“And every step of the way His grace is making me
Every breath I breathe, He is saving me
And I believe.”
~Andrew Peterson, The Good Confession
I was born on a church pew.
Not really. But since I was little my parents have been involved in religious ministry – from hosting Bible studies in our home in Panama to pastoring a church for the past 25 years. I’m forever grateful to my parents for the seeds of faith they planted and watered in me.
Things got interesting one Sunday during the altar call. I was surprised to see my sister crying and walking to the front of church to receive Jesus. Not wanting to be outdone and risk appearing more sinful than my twin, I followed her, produced some tears and prayed to accept Jesus Christ into my heart. I was eight years old.
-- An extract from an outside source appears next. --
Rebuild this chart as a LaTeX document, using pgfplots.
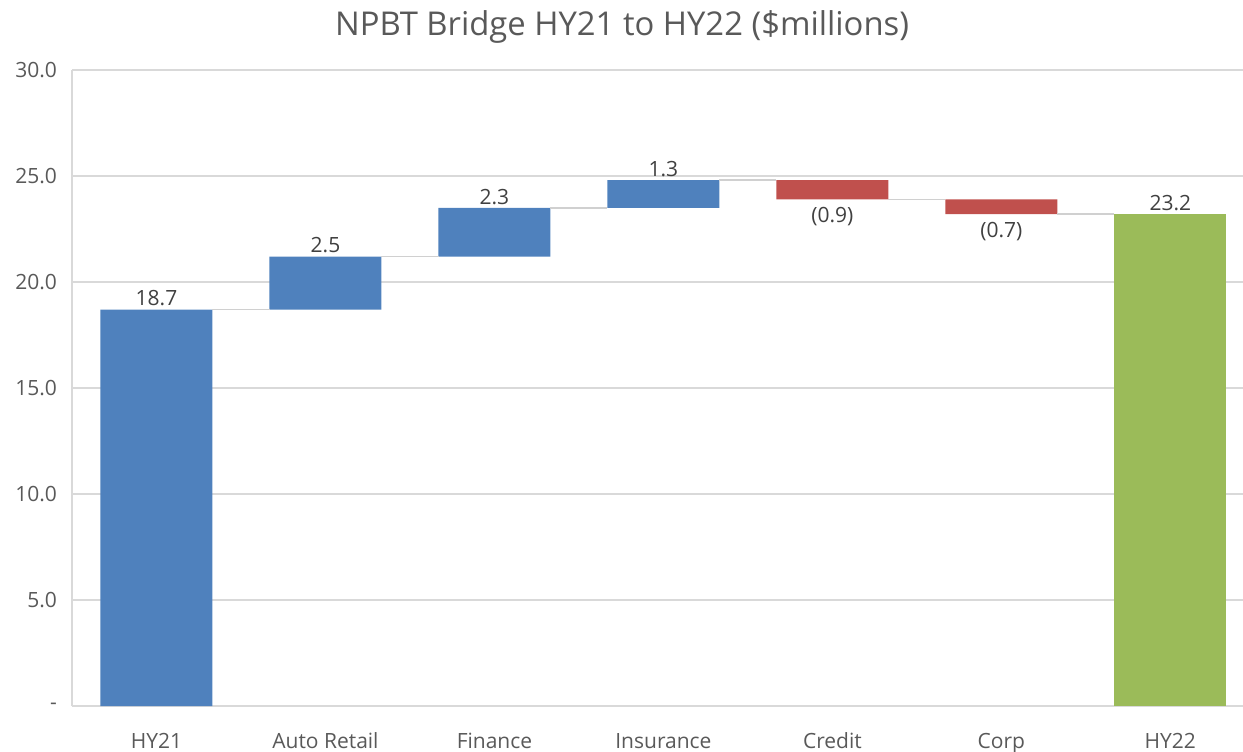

When the pastor baptized me I flailed, and he ended up dunking me twice. He concluded I’d be a good Baptist. My sister concluded I needed all the extra dunking I could get.
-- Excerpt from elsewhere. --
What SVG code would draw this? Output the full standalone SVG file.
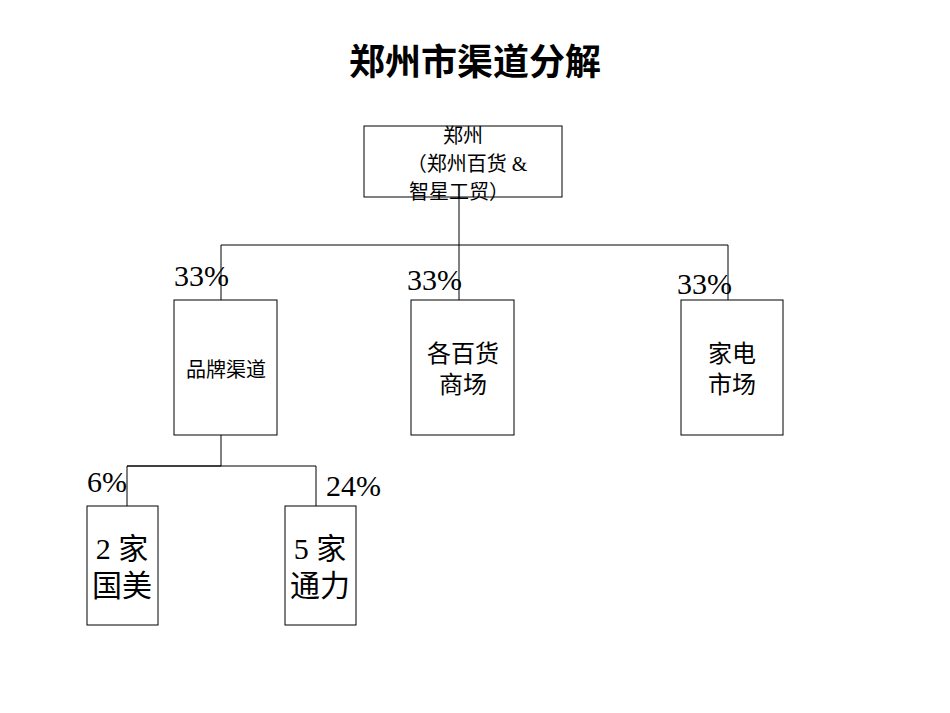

There were many, many times after that day I would pray the prayer repeatedly, just in case. “Jesus, I believe in You! I believe You died on the cross and rose again. Please forgive my sins, and come into my heart. I accept You as my Lord and Savior. Thank you for saving me. Amen.”
Growing up as a preacher’s daughter, my attendance was mandatory at Sunday School and VBS and youth group meetings. But I went gladly. Over the years I’d seen people lost, broken, grieving, angry, empty – and I saw them changed (not necessarily their circumstances, but their lives). I could not explain it. But I had no doubt in the power of God to transform, to give Life and hope.
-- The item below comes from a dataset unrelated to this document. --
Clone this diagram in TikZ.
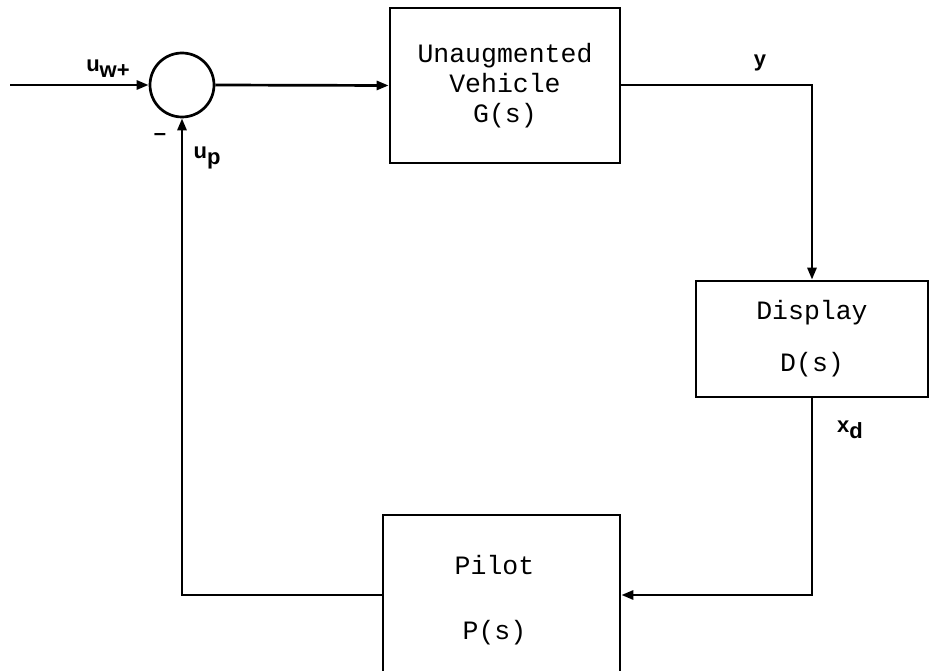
\documentclass[tikz,border=0pt]{standalone}
\usepackage{fontspec}
\setmonofont{Liberation Mono}
\newfontfamily\lblfont{Liberation Sans}
\usetikzlibrary{arrows.meta}
\newcommand{\lsub}[1]{\raisebox{-6pt}{#1}}
\begin{document}
\begin{tikzpicture}[x=1pt,y=-1pt,
  line width=2.7pt,
  blk/.style={draw, rectangle, inner sep=0pt, align=center,
    font=\ttfamily\fontsize{26.5}{32}\selectfont},
  sumj/.style={draw, circle, minimum size=64pt, inner sep=0pt},
  lbl/.style={font=\lblfont\bfseries\fontsize{22}{24}\selectfont, inner sep=0pt},
  arr/.style={-{Triangle[length=12pt,width=9pt]}},
]
\useasboundingbox (0,0) rectangle (930,671);
\node[sumj] (sum) at (182,85) {};
\node[blk, minimum width=230pt, minimum height=155pt] (G) at (505,85.5)
  {Unaugmented\\[-2pt]Vehicle\\[-2pt]G(s)};
\node[blk, minimum width=232pt, minimum height=116pt] (D) at (812,339)
  {Display\\[20pt]D(s)};
\node[blk, minimum width=237pt, minimum height=164pt, text depth=0pt] (P) at (501.5,597)
  {\hspace*{-14pt}Pilot\\[33pt]\hspace*{-14pt}P(s)};
\coordinate (in) at (10,85);
\coordinate (c1) at (812,85);
\coordinate (c2) at (812,595);
\coordinate (c3) at (182,595);

\draw[arr] (in) -- (sum.west);
\draw[arr] (sum.east) -- (G.west);
\draw[arr] (G.east |- c1) -- (c1) -- (D.north);
\draw[arr] (D.south) -- (c2) -- (P.east |- c2);
\draw[arr] (P.west |- c3) -- (c3) -- (sum.south);

\node[lbl] (uw) at (108,69) {u\lsub{w+}};
\node[lbl] (minus) at (160,137) {–};
\node[lbl] (up) at (207,158) {u\lsub{p}};
\node[lbl] (yl) at (760,63) {y};
\node[lbl] (xd) at (850,430) {x\lsub{d}};
\end{tikzpicture}
\end{document}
In college, I came to love the words in my Bible. Those words became my lifeline when I lived in Ethiopia.
Marriage and motherhood have stretched, challenged, wrecked and re-built my faith more than anything ever could.
‘Till sin be bitter, Christ is not sweet. I’ve long understood the doctrine of grace, and I’ve been encouraged by it as I’ve seen it demonstrated in the lives of others. But in recent years I experienced the way of grace in my own life like never before. I fell. I fell into a horrible pit, not only hurting myself but others around me. When I saw myself apart from God’s grace, I found the ugliest heart and guilt so terrible, I could have died. But then the very nature of Christ reached through friends, through my husband, to love me. Amazing grace, I will never forget.
Some friends/readers have admired my faith, so here’s my story. I am utterly unfaithful, and God has been ever faithful to me. I can tell you I’m like the father whose son had no speech, “Lord, I believe. Help my unbelief!” I can tell you I’m learning that “without faith, it is impossible to please God”, and all I want is to please Him. I can tell you that I love much because I have been forgiven much. I can tell you that I still pray with eight year-old faith: Jesus, I believe in You! Thank you for saving me. Again and again. Amen.